Raw data:
--- START ---
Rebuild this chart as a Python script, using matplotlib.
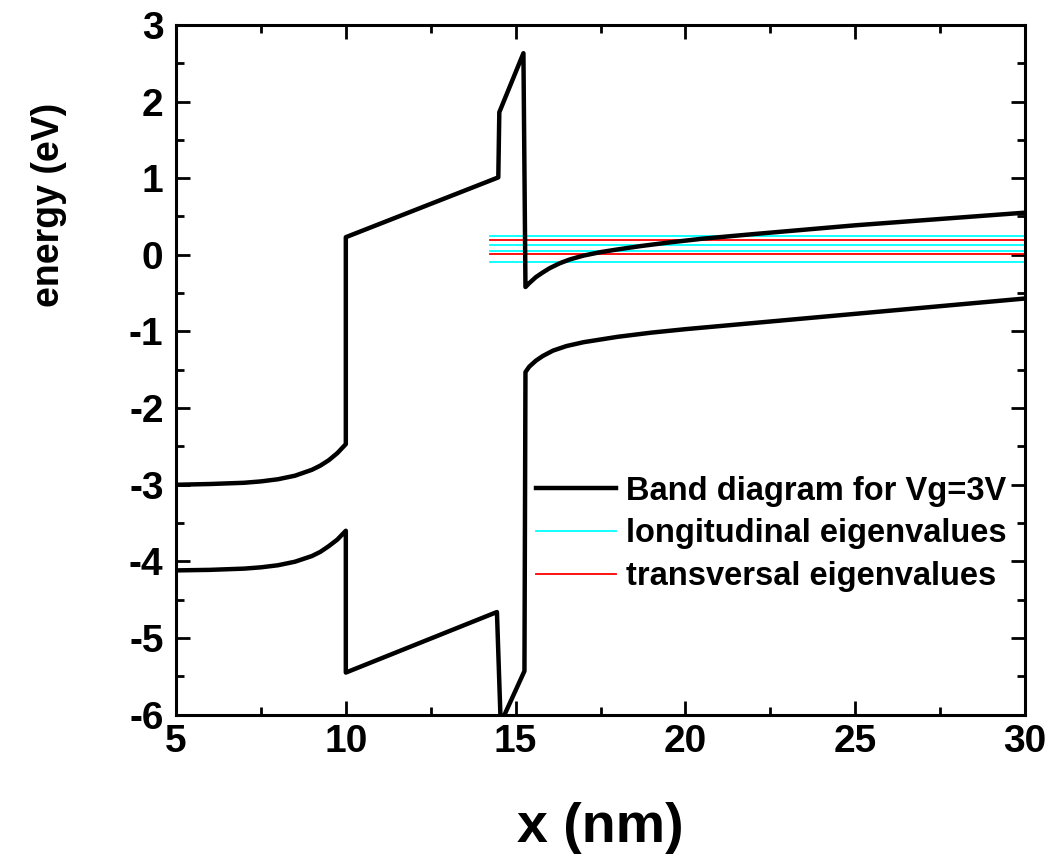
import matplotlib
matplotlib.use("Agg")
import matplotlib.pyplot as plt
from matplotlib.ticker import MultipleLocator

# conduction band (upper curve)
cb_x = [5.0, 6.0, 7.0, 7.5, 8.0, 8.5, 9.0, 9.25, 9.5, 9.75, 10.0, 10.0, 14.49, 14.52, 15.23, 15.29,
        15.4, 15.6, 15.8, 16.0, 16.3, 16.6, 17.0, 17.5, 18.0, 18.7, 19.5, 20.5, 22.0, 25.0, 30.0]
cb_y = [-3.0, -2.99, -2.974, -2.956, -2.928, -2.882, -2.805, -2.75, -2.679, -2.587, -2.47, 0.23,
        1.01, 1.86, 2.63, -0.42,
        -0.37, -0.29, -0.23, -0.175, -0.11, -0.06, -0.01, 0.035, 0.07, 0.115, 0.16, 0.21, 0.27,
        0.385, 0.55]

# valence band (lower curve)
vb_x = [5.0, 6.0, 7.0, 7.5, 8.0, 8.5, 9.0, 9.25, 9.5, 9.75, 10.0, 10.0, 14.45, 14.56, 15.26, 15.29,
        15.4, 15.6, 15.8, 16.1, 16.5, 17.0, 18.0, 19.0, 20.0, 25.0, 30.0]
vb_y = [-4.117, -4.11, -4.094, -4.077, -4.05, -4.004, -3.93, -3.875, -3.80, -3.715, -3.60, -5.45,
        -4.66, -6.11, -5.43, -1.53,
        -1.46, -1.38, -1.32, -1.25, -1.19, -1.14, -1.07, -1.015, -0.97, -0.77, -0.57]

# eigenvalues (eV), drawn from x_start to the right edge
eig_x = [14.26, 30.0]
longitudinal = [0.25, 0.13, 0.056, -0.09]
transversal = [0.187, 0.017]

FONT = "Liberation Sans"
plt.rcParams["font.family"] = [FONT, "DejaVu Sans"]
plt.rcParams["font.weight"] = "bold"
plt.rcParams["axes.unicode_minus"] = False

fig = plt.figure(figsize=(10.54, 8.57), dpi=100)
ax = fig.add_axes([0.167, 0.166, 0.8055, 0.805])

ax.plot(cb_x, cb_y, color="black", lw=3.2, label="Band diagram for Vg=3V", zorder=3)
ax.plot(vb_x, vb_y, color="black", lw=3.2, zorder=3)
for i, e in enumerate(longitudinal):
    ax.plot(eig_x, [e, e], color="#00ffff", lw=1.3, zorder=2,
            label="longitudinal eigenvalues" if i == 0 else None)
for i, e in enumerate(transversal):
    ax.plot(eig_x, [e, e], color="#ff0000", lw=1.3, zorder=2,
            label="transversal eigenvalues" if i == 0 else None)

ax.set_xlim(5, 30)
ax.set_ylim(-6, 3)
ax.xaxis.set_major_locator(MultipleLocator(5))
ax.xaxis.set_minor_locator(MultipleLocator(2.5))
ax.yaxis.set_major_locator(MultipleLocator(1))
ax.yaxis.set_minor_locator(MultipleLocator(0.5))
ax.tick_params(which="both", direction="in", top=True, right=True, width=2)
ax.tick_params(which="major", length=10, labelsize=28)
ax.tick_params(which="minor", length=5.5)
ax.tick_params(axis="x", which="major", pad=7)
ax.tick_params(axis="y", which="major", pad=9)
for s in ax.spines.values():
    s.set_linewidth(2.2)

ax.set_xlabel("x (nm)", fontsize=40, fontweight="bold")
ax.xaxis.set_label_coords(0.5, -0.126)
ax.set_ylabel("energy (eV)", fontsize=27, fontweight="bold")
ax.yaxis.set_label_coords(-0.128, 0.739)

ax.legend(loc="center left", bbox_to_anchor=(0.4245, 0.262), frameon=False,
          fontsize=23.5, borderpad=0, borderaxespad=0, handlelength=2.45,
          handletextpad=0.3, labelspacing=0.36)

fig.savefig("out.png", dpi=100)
--- END ---
Do this: Copy each line above precisely, dropping the pictures.

Correct result:
Rebuild this chart as a Python script, using matplotlib.
import matplotlib
matplotlib.use("Agg")
import matplotlib.pyplot as plt
from matplotlib.ticker import MultipleLocator

# conduction band (upper curve)
cb_x = [5.0, 6.0, 7.0, 7.5, 8.0, 8.5, 9.0, 9.25, 9.5, 9.75, 10.0, 10.0, 14.49, 14.52, 15.23, 15.29,
        15.4, 15.6, 15.8, 16.0, 16.3, 16.6, 17.0, 17.5, 18.0, 18.7, 19.5, 20.5, 22.0, 25.0, 30.0]
cb_y = [-3.0, -2.99, -2.974, -2.956, -2.928, -2.882, -2.805, -2.75, -2.679, -2.587, -2.47, 0.23,
        1.01, 1.86, 2.63, -0.42,
        -0.37, -0.29, -0.23, -0.175, -0.11, -0.06, -0.01, 0.035, 0.07, 0.115, 0.16, 0.21, 0.27,
        0.385, 0.55]

# valence band (lower curve)
vb_x = [5.0, 6.0, 7.0, 7.5, 8.0, 8.5, 9.0, 9.25, 9.5, 9.75, 10.0, 10.0, 14.45, 14.56, 15.26, 15.29,
        15.4, 15.6, 15.8, 16.1, 16.5, 17.0, 18.0, 19.0, 20.0, 25.0, 30.0]
vb_y = [-4.117, -4.11, -4.094, -4.077, -4.05, -4.004, -3.93, -3.875, -3.80, -3.715, -3.60, -5.45,
        -4.66, -6.11, -5.43, -1.53,
        -1.46, -1.38, -1.32, -1.25, -1.19, -1.14, -1.07, -1.015, -0.97, -0.77, -0.57]

# eigenvalues (eV), drawn from x_start to the right edge
eig_x = [14.26, 30.0]
longitudinal = [0.25, 0.13, 0.056, -0.09]
transversal = [0.187, 0.017]

FONT = "Liberation Sans"
plt.rcParams["font.family"] = [FONT, "DejaVu Sans"]
plt.rcParams["font.weight"] = "bold"
plt.rcParams["axes.unicode_minus"] = False

fig = plt.figure(figsize=(10.54, 8.57), dpi=100)
ax = fig.add_axes([0.167, 0.166, 0.8055, 0.805])

ax.plot(cb_x, cb_y, color="black", lw=3.2, label="Band diagram for Vg=3V", zorder=3)
ax.plot(vb_x, vb_y, color="black", lw=3.2, zorder=3)
for i, e in enumerate(longitudinal):
    ax.plot(eig_x, [e, e], color="#00ffff", lw=1.3, zorder=2,
            label="longitudinal eigenvalues" if i == 0 else None)
for i, e in enumerate(transversal):
    ax.plot(eig_x, [e, e], color="#ff0000", lw=1.3, zorder=2,
            label="transversal eigenvalues" if i == 0 else None)

ax.set_xlim(5, 30)
ax.set_ylim(-6, 3)
ax.xaxis.set_major_locator(MultipleLocator(5))
ax.xaxis.set_minor_locator(MultipleLocator(2.5))
ax.yaxis.set_major_locator(MultipleLocator(1))
ax.yaxis.set_minor_locator(MultipleLocator(0.5))
ax.tick_params(which="both", direction="in", top=True, right=True, width=2)
ax.tick_params(which="major", length=10, labelsize=28)
ax.tick_params(which="minor", length=5.5)
ax.tick_params(axis="x", which="major", pad=7)
ax.tick_params(axis="y", which="major", pad=9)
for s in ax.spines.values():
    s.set_linewidth(2.2)

ax.set_xlabel("x (nm)", fontsize=40, fontweight="bold")
ax.xaxis.set_label_coords(0.5, -0.126)
ax.set_ylabel("energy (eV)", fontsize=27, fontweight="bold")
ax.yaxis.set_label_coords(-0.128, 0.739)

ax.legend(loc="center left", bbox_to_anchor=(0.4245, 0.262), frameon=False,
          fontsize=23.5, borderpad=0, borderaxespad=0, handlelength=2.45,
          handletextpad=0.3, labelspacing=0.36)

fig.savefig("out.png", dpi=100)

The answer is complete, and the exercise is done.